## Start

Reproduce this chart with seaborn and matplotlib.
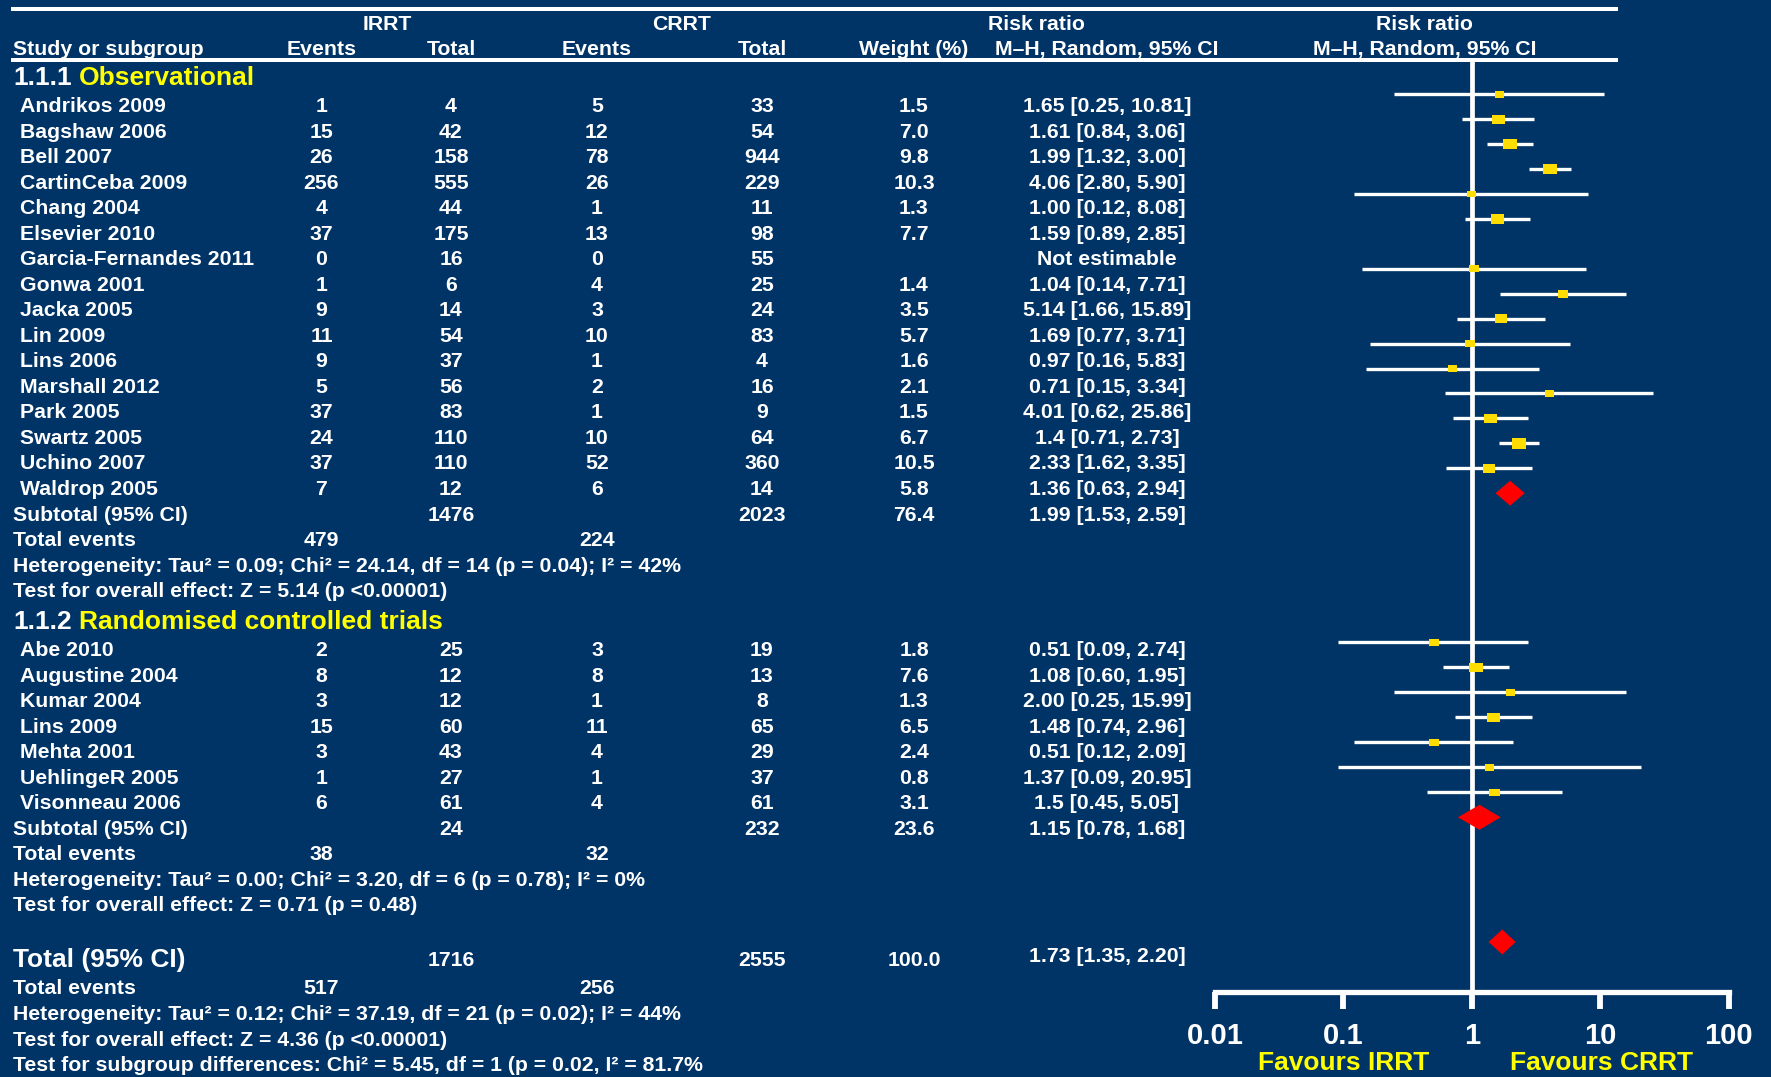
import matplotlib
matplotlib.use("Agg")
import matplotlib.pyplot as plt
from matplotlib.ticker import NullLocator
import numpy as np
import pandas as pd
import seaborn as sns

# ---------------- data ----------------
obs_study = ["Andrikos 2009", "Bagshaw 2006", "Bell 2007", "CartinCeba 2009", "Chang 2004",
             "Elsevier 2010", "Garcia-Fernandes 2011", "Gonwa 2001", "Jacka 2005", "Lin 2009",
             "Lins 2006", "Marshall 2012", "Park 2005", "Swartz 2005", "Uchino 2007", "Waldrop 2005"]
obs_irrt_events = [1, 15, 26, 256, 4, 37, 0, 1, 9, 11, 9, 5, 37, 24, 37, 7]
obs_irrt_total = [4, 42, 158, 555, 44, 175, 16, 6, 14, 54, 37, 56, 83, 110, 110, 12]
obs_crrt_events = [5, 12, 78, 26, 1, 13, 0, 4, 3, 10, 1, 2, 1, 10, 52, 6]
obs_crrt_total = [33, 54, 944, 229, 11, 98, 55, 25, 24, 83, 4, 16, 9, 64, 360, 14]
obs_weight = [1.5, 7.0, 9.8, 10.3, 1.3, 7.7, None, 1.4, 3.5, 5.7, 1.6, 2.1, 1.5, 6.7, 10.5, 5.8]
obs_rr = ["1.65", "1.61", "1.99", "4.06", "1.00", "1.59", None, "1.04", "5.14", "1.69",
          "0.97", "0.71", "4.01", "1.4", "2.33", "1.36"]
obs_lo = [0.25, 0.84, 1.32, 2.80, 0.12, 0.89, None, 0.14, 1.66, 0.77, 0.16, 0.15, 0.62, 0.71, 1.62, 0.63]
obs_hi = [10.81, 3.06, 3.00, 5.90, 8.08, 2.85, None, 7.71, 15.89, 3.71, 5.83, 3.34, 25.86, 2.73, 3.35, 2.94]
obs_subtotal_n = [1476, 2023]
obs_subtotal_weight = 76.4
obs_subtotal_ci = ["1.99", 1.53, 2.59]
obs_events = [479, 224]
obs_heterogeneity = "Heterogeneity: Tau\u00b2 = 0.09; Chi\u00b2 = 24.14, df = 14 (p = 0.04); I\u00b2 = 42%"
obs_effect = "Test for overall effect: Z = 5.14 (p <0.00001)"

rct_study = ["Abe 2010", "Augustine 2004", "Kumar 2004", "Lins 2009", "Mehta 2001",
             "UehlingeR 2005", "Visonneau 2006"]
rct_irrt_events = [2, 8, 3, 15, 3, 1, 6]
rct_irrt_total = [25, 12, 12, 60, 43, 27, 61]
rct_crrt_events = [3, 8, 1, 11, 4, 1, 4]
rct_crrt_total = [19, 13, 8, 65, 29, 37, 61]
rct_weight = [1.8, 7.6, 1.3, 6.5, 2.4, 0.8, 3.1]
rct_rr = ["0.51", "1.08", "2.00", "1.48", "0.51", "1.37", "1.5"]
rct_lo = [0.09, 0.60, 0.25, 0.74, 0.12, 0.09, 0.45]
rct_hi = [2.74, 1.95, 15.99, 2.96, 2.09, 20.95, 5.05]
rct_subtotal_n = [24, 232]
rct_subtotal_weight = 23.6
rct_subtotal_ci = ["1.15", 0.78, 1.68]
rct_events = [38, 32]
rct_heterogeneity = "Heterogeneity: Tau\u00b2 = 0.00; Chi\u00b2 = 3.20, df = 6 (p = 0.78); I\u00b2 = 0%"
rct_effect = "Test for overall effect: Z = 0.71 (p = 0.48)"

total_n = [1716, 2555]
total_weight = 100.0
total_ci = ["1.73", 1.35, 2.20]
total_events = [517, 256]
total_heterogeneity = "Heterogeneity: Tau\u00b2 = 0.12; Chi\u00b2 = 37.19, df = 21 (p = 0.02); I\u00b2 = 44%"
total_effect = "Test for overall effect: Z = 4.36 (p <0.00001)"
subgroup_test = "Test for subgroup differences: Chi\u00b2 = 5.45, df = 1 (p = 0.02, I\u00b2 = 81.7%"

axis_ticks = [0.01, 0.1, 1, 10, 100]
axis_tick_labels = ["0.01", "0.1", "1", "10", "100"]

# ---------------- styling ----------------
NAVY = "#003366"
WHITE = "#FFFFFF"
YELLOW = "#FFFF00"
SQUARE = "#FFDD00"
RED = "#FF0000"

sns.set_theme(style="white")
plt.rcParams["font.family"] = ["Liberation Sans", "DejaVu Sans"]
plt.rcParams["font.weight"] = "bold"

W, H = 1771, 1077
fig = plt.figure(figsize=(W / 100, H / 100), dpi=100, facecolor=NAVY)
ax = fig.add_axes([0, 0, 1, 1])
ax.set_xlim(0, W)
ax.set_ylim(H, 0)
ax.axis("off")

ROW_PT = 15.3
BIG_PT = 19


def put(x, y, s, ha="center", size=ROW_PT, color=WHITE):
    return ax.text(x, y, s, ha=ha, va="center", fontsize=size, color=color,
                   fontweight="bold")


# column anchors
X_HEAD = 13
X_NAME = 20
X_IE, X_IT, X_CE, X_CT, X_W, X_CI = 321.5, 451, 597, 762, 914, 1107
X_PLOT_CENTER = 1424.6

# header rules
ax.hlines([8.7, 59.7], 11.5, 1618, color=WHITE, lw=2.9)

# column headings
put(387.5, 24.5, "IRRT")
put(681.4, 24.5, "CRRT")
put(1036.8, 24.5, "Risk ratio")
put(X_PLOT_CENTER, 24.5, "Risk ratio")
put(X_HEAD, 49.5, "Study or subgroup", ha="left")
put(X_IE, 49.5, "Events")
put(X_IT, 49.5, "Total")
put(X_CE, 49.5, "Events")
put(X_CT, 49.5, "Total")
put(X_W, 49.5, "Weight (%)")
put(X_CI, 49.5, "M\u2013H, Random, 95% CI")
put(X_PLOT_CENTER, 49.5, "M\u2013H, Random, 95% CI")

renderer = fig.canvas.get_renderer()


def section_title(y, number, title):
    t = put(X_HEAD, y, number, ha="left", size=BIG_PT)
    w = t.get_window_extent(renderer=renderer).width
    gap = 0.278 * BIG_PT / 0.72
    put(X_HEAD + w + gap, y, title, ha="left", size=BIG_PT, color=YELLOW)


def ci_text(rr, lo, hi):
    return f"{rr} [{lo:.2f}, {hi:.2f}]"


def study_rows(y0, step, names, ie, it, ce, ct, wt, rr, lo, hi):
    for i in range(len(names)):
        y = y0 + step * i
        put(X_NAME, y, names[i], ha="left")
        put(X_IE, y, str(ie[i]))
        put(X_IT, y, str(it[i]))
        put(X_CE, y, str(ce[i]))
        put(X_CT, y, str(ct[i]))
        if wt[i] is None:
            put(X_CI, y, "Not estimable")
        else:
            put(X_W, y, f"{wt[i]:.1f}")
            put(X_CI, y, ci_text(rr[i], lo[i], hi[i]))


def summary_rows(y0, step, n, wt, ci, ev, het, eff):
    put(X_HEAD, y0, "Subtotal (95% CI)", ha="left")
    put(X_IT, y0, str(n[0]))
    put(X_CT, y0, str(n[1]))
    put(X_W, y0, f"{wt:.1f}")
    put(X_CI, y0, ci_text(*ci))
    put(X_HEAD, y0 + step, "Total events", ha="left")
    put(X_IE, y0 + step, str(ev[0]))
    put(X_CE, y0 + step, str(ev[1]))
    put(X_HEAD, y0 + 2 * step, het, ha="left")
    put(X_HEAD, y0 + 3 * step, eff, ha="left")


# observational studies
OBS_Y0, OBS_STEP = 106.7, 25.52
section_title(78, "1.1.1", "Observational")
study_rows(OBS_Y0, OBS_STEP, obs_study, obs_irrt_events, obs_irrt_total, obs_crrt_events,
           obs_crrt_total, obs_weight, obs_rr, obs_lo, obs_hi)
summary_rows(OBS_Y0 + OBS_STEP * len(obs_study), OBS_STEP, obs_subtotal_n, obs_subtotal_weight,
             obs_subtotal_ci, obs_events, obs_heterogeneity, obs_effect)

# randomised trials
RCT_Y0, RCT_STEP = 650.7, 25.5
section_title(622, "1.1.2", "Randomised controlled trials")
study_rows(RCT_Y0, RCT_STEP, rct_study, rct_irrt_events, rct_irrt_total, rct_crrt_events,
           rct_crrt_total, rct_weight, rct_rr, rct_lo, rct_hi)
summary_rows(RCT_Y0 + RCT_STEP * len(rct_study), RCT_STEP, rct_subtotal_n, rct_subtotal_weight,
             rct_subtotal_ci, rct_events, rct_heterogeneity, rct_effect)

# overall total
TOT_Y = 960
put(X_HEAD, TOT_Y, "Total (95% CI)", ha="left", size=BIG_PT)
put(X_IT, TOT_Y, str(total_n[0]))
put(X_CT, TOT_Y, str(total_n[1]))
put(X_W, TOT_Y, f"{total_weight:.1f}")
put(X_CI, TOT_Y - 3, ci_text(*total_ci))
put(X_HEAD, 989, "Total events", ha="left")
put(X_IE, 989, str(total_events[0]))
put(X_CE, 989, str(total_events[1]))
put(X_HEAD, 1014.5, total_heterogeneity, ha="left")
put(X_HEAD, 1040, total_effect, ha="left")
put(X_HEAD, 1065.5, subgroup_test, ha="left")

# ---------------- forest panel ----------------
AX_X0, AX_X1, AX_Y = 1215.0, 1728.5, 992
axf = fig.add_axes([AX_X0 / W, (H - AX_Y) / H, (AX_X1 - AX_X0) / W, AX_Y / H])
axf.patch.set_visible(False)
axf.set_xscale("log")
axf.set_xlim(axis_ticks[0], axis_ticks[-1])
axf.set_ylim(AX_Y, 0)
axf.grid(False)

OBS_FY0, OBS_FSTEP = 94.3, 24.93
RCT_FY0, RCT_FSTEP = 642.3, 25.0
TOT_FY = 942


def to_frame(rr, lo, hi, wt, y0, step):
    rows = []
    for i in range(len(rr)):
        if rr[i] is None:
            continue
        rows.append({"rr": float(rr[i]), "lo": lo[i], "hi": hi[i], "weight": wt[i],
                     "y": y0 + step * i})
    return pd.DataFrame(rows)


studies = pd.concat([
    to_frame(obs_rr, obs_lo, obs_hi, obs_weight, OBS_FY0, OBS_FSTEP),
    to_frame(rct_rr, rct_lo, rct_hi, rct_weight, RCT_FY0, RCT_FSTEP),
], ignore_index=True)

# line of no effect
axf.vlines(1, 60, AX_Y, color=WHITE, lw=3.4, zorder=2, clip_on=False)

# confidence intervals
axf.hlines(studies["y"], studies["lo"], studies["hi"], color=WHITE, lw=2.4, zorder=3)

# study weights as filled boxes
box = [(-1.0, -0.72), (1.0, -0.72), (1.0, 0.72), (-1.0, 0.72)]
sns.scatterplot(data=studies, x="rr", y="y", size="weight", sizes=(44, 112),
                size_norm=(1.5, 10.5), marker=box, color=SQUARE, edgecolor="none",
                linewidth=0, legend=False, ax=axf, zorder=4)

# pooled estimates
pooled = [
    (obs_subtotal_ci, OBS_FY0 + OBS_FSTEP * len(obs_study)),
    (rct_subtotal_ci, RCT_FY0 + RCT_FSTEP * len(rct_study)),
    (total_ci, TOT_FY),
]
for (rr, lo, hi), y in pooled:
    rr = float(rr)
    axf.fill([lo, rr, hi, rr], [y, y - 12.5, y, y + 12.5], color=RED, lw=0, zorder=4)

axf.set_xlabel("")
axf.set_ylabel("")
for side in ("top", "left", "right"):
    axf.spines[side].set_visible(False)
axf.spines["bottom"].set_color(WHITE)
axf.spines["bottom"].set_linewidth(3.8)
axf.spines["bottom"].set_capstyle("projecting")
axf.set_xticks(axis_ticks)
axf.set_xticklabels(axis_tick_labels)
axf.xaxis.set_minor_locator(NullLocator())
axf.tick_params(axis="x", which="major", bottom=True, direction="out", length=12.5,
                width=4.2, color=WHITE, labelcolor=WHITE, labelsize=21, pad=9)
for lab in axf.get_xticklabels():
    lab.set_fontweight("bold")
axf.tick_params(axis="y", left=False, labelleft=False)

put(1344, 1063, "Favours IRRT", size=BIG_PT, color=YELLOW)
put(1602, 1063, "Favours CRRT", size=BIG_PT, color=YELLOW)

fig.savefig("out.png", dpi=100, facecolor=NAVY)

## End

* [SET TASK]:
Write out again, exactly, the lines from the start of the listing up to the line containing "import seaborn as sns", with both ends and without pictures.

* [ANSWER FOR THE TASK]:
Reproduce this chart with seaborn and matplotlib.
import matplotlib
matplotlib.use("Agg")
import matplotlib.pyplot as plt
from matplotlib.ticker import NullLocator
import numpy as np
import pandas as pd
import seaborn as sns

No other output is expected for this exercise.